_Data records_:
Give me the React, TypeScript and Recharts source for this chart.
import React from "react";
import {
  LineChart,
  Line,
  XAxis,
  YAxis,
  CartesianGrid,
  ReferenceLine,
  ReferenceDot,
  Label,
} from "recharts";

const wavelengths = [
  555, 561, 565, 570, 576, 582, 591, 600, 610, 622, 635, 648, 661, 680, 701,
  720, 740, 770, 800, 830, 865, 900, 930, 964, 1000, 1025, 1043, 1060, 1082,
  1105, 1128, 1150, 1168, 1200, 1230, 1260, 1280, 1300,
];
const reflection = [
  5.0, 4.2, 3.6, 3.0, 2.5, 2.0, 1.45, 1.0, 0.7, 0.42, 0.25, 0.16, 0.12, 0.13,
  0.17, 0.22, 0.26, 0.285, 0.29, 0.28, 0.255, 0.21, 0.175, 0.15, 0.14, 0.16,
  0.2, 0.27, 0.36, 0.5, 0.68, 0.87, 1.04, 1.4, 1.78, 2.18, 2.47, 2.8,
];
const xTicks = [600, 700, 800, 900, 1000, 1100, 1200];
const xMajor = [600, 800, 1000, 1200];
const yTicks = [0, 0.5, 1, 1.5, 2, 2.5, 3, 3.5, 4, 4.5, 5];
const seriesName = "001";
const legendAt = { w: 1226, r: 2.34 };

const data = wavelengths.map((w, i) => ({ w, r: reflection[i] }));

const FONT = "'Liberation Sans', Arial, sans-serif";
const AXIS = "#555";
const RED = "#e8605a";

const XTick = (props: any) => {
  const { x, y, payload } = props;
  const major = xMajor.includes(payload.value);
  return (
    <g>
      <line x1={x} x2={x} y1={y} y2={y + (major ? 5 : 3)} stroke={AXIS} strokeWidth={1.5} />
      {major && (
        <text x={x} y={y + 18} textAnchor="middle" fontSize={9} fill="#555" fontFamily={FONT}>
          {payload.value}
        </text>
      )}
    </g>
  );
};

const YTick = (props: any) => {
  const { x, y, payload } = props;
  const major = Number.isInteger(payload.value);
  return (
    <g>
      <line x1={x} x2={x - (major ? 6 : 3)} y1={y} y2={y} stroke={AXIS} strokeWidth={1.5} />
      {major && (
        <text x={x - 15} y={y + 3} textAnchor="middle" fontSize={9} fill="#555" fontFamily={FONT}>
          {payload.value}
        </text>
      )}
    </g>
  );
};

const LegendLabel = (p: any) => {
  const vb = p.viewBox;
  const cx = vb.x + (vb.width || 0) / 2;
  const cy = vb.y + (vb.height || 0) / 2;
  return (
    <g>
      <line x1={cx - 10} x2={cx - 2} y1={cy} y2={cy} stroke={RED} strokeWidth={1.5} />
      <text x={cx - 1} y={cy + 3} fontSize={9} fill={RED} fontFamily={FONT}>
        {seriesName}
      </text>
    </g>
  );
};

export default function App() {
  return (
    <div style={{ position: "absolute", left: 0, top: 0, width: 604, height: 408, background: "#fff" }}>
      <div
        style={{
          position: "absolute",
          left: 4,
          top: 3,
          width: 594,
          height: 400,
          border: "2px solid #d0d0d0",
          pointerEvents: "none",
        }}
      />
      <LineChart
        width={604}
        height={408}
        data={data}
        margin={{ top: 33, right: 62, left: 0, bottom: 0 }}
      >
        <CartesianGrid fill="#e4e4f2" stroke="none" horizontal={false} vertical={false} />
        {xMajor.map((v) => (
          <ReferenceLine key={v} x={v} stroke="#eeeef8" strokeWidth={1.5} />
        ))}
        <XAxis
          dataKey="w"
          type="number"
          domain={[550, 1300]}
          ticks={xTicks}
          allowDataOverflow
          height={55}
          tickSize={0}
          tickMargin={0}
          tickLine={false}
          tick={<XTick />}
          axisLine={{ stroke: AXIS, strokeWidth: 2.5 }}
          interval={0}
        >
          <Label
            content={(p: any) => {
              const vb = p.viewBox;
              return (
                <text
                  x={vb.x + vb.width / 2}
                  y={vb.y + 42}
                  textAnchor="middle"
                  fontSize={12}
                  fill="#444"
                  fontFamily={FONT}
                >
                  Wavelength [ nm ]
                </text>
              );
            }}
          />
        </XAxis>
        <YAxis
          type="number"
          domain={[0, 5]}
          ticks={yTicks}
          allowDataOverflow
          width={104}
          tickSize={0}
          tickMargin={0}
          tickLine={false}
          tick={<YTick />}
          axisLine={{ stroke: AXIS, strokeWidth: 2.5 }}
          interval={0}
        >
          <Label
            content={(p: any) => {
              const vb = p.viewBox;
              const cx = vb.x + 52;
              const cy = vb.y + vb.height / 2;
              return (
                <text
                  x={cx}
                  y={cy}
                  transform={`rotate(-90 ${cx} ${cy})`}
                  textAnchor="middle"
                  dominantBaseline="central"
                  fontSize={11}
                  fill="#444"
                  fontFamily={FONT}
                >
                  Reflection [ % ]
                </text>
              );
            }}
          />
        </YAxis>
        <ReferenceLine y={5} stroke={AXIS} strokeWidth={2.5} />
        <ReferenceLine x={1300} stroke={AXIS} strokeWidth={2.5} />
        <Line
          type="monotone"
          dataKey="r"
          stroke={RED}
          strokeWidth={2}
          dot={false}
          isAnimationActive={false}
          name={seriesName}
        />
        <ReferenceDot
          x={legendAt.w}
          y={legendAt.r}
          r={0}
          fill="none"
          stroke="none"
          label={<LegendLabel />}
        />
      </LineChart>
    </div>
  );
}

...

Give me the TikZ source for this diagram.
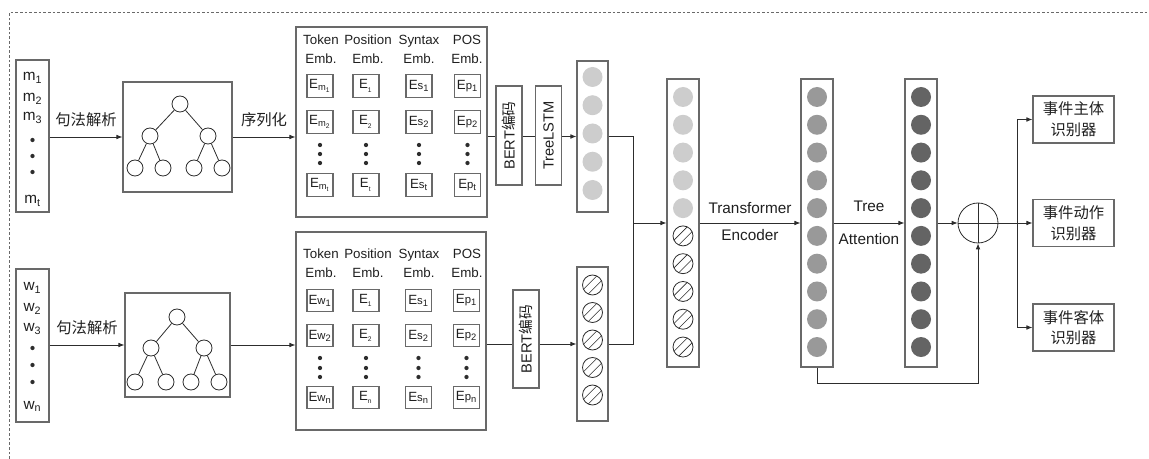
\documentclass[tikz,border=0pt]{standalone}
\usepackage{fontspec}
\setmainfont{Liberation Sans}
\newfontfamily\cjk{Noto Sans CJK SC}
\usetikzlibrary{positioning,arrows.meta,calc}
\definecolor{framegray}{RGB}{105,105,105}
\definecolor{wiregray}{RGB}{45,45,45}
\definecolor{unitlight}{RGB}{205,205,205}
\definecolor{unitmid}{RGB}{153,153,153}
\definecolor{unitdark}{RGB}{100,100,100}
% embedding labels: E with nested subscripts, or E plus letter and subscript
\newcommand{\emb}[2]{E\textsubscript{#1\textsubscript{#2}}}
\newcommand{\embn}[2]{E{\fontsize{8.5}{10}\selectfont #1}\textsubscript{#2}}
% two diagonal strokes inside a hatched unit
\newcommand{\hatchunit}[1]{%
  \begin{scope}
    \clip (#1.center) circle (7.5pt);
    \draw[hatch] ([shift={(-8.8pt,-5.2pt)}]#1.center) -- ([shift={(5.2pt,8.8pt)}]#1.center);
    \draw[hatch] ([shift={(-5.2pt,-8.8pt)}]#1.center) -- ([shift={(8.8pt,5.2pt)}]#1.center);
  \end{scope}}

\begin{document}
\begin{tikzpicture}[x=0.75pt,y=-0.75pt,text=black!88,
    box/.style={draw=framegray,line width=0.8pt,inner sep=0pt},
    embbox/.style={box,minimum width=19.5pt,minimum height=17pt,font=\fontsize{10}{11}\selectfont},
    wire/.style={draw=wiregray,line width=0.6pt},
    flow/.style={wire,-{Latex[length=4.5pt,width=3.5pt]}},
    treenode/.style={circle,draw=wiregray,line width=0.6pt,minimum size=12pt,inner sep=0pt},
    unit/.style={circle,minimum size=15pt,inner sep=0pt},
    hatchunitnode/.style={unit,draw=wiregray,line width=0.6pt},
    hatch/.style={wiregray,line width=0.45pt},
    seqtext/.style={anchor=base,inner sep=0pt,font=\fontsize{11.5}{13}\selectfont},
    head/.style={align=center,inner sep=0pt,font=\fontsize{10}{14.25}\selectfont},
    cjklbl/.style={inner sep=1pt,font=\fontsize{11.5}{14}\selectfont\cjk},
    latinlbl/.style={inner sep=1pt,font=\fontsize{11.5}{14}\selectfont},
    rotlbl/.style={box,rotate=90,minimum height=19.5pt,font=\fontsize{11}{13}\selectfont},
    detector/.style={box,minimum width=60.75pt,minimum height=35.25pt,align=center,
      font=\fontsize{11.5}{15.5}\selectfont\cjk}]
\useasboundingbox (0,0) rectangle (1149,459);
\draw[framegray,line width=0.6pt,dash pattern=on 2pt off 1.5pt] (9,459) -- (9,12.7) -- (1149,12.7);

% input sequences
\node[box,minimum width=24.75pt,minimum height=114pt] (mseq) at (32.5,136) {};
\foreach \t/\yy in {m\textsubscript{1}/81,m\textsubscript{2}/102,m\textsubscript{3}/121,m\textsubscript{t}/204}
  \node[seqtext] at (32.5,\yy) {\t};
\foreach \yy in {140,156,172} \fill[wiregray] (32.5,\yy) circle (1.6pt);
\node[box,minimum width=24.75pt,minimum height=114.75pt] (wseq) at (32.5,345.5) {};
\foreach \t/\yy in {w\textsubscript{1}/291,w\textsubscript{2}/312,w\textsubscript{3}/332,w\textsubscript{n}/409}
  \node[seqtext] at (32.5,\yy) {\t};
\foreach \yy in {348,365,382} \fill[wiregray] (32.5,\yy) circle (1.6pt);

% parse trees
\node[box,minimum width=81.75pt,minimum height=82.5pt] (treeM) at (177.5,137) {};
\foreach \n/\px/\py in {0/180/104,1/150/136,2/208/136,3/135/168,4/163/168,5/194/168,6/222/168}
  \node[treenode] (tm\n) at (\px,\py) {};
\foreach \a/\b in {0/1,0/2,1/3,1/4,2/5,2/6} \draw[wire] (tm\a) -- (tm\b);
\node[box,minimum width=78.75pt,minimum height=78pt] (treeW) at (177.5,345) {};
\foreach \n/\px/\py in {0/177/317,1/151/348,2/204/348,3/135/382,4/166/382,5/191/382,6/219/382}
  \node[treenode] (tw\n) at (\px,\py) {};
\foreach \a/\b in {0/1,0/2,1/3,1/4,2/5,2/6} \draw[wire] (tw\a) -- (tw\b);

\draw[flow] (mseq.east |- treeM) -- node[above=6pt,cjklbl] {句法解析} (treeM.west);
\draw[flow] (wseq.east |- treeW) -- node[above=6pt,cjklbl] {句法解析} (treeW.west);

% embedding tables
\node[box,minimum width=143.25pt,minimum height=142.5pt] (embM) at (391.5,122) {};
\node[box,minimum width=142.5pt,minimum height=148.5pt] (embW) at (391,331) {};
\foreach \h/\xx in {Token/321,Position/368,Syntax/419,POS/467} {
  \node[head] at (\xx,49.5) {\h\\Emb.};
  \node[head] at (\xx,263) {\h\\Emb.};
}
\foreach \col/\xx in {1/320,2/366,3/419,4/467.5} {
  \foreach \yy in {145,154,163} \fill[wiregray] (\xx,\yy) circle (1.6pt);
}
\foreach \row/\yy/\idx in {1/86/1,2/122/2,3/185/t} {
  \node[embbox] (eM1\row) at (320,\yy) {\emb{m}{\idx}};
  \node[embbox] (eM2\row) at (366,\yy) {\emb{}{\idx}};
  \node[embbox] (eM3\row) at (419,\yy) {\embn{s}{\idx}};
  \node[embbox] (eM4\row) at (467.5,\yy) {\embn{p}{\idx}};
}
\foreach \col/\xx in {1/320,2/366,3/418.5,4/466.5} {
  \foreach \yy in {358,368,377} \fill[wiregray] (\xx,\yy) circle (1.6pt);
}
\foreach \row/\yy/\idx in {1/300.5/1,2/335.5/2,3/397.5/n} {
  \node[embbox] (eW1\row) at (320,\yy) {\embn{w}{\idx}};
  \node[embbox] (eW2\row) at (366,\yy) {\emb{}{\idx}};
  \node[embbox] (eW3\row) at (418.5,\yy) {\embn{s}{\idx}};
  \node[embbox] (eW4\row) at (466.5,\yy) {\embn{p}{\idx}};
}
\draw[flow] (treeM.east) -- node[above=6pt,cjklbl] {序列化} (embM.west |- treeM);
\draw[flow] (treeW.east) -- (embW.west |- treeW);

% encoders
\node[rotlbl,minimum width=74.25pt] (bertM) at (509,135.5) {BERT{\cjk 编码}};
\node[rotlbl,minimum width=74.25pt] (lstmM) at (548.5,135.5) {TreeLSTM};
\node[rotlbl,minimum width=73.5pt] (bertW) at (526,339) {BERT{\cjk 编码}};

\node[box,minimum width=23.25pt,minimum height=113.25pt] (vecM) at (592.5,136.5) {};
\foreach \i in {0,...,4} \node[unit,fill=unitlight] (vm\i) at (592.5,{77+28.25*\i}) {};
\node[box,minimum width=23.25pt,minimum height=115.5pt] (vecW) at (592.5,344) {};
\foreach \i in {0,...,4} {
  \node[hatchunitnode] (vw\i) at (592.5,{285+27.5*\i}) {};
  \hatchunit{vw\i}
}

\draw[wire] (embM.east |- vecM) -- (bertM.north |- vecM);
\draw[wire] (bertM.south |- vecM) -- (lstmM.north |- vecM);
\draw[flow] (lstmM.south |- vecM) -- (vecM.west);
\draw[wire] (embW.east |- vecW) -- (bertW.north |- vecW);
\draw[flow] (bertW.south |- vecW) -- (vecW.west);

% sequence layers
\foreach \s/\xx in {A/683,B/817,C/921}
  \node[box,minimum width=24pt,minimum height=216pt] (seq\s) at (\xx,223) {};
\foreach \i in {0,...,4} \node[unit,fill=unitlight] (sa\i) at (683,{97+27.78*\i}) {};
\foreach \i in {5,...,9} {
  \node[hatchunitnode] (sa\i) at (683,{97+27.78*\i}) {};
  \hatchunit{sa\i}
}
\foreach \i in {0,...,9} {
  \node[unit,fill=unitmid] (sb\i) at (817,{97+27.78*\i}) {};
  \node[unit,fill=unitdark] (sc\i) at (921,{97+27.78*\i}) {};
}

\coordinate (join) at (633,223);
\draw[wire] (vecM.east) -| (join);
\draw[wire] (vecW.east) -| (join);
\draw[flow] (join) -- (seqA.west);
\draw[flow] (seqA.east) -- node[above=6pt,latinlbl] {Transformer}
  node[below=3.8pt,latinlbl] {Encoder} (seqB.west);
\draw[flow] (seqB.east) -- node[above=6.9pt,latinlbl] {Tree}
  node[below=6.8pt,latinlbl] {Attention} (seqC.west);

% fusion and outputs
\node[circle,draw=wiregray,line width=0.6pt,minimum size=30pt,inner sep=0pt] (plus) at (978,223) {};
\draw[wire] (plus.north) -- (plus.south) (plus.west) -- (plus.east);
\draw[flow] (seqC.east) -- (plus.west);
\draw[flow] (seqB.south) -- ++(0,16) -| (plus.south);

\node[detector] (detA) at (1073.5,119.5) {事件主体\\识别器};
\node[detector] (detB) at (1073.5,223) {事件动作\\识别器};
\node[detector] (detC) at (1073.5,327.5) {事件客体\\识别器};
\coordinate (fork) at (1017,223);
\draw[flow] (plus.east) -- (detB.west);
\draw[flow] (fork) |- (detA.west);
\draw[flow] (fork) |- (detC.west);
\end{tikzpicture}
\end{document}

_Task prompt_: How many lines of these entries contain the string "source"? Reply with the number alone.

_Task result_: 2